◆ **Instruction**
Go through the material and write it all out exactly, minus the pictures.
-- Begin Available data --
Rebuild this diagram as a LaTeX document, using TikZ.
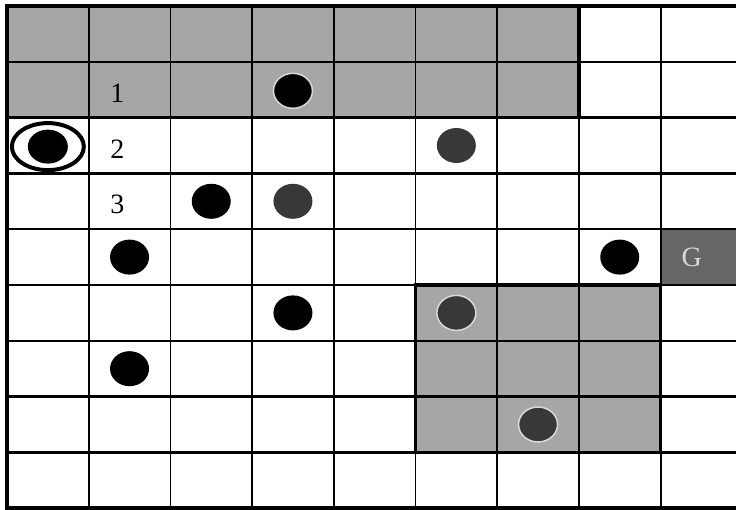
\documentclass[tikz,border=0pt]{standalone}
\usepackage{fontspec}
\setmainfont{Liberation Serif}
\usetikzlibrary{shapes.geometric}

\begin{document}
\begin{tikzpicture}[
    x=81.7pt, y=-55.8pt,
    cellfill/.style={fill=black!35},
    goalfill/.style={fill=black!60},
    blockline/.style={line width=3.5pt},
    piece/.style={ellipse, fill=black, minimum width=39pt, minimum height=35pt, inner sep=0pt},
    greypiece/.style={piece, fill=black!78},
    halo/.style={draw=white!85!black, line width=1.5pt},
    rowlabel/.style={font=\fontsize{28}{30}\selectfont, inner sep=0pt},
    agentring/.style={ellipse, draw=black, line width=4pt, minimum width=72pt, minimum height=47pt},
  ]
  \useasboundingbox[fill=white] (-0.0857,-0.1075) rectangle (8.923,9.032);
  \clip (-0.0857,-0.1075) rectangle (8.923,9.032);
  \fill[cellfill] (0,0) rectangle (7,2);
  \fill[cellfill] (5,5) rectangle (8,8);
  \fill[goalfill] (8,4) rectangle (9,5);
  \foreach \c in {1,...,8}
    \draw[line width=1.8pt] (\c,0) -- (\c,9);
  \foreach \r in {1,...,8}
    \draw[line width=2.5pt] (0,\r) -- (9,\r);
  \draw[blockline] (7,0) -- (7,2) -- (0,2);
  \draw[blockline] (5,5) rectangle (8,8);
  \draw[line width=4.5pt] (9,0) -- (0,0) -- (0,9) -- (9,9);

  \node[agentring] (agent) at (0.5,2.52) {};
  \node[piece, minimum width=40pt, minimum height=34pt] (a20) at (agent.center) {};
  \node[rowlabel] (n1) at (1.35,1.57) {1};
  \node[rowlabel] (n2) at (1.35,2.57) {2};
  \node[rowlabel] (n3) at (1.35,3.56) {3};
  \node[piece, halo] (p13) at (3.5,1.52) {};
  \node[greypiece] (p25) at (5.5,2.5) {};
  \node[piece] (p32) at (2.5,3.5) {};
  \node[greypiece] (p33) at (3.5,3.5) {};
  \node[piece] (p41) at (1.5,4.5) {};
  \node[piece] (p47) at (7.5,4.5) {};
  \node[rowlabel, text=white!85!black] (goal) at (8.38,4.5) {G};
  \node[piece] (p53) at (3.5,5.5) {};
  \node[greypiece, halo] (p55) at (5.5,5.5) {};
  \node[piece] (p61) at (1.5,6.5) {};
  \node[greypiece, halo] (p76) at (6.5,7.5) {};
\end{tikzpicture}
\end{document}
-- End Available data --
◆ **Solved exercise**
Rebuild this diagram as a LaTeX document, using TikZ.
\documentclass[tikz,border=0pt]{standalone}
\usepackage{fontspec}
\setmainfont{Liberation Serif}
\usetikzlibrary{shapes.geometric}

\begin{document}
\begin{tikzpicture}[
    x=81.7pt, y=-55.8pt,
    cellfill/.style={fill=black!35},
    goalfill/.style={fill=black!60},
    blockline/.style={line width=3.5pt},
    piece/.style={ellipse, fill=black, minimum width=39pt, minimum height=35pt, inner sep=0pt},
    greypiece/.style={piece, fill=black!78},
    halo/.style={draw=white!85!black, line width=1.5pt},
    rowlabel/.style={font=\fontsize{28}{30}\selectfont, inner sep=0pt},
    agentring/.style={ellipse, draw=black, line width=4pt, minimum width=72pt, minimum height=47pt},
  ]
  \useasboundingbox[fill=white] (-0.0857,-0.1075) rectangle (8.923,9.032);
  \clip (-0.0857,-0.1075) rectangle (8.923,9.032);
  \fill[cellfill] (0,0) rectangle (7,2);
  \fill[cellfill] (5,5) rectangle (8,8);
  \fill[goalfill] (8,4) rectangle (9,5);
  \foreach \c in {1,...,8}
    \draw[line width=1.8pt] (\c,0) -- (\c,9);
  \foreach \r in {1,...,8}
    \draw[line width=2.5pt] (0,\r) -- (9,\r);
  \draw[blockline] (7,0) -- (7,2) -- (0,2);
  \draw[blockline] (5,5) rectangle (8,8);
  \draw[line width=4.5pt] (9,0) -- (0,0) -- (0,9) -- (9,9);

  \node[agentring] (agent) at (0.5,2.52) {};
  \node[piece, minimum width=40pt, minimum height=34pt] (a20) at (agent.center) {};
  \node[rowlabel] (n1) at (1.35,1.57) {1};
  \node[rowlabel] (n2) at (1.35,2.57) {2};
  \node[rowlabel] (n3) at (1.35,3.56) {3};
  \node[piece, halo] (p13) at (3.5,1.52) {};
  \node[greypiece] (p25) at (5.5,2.5) {};
  \node[piece] (p32) at (2.5,3.5) {};
  \node[greypiece] (p33) at (3.5,3.5) {};
  \node[piece] (p41) at (1.5,4.5) {};
  \node[piece] (p47) at (7.5,4.5) {};
  \node[rowlabel, text=white!85!black] (goal) at (8.38,4.5) {G};
  \node[piece] (p53) at (3.5,5.5) {};
  \node[greypiece, halo] (p55) at (5.5,5.5) {};
  \node[piece] (p61) at (1.5,6.5) {};
  \node[greypiece, halo] (p76) at (6.5,7.5) {};
\end{tikzpicture}
\end{document}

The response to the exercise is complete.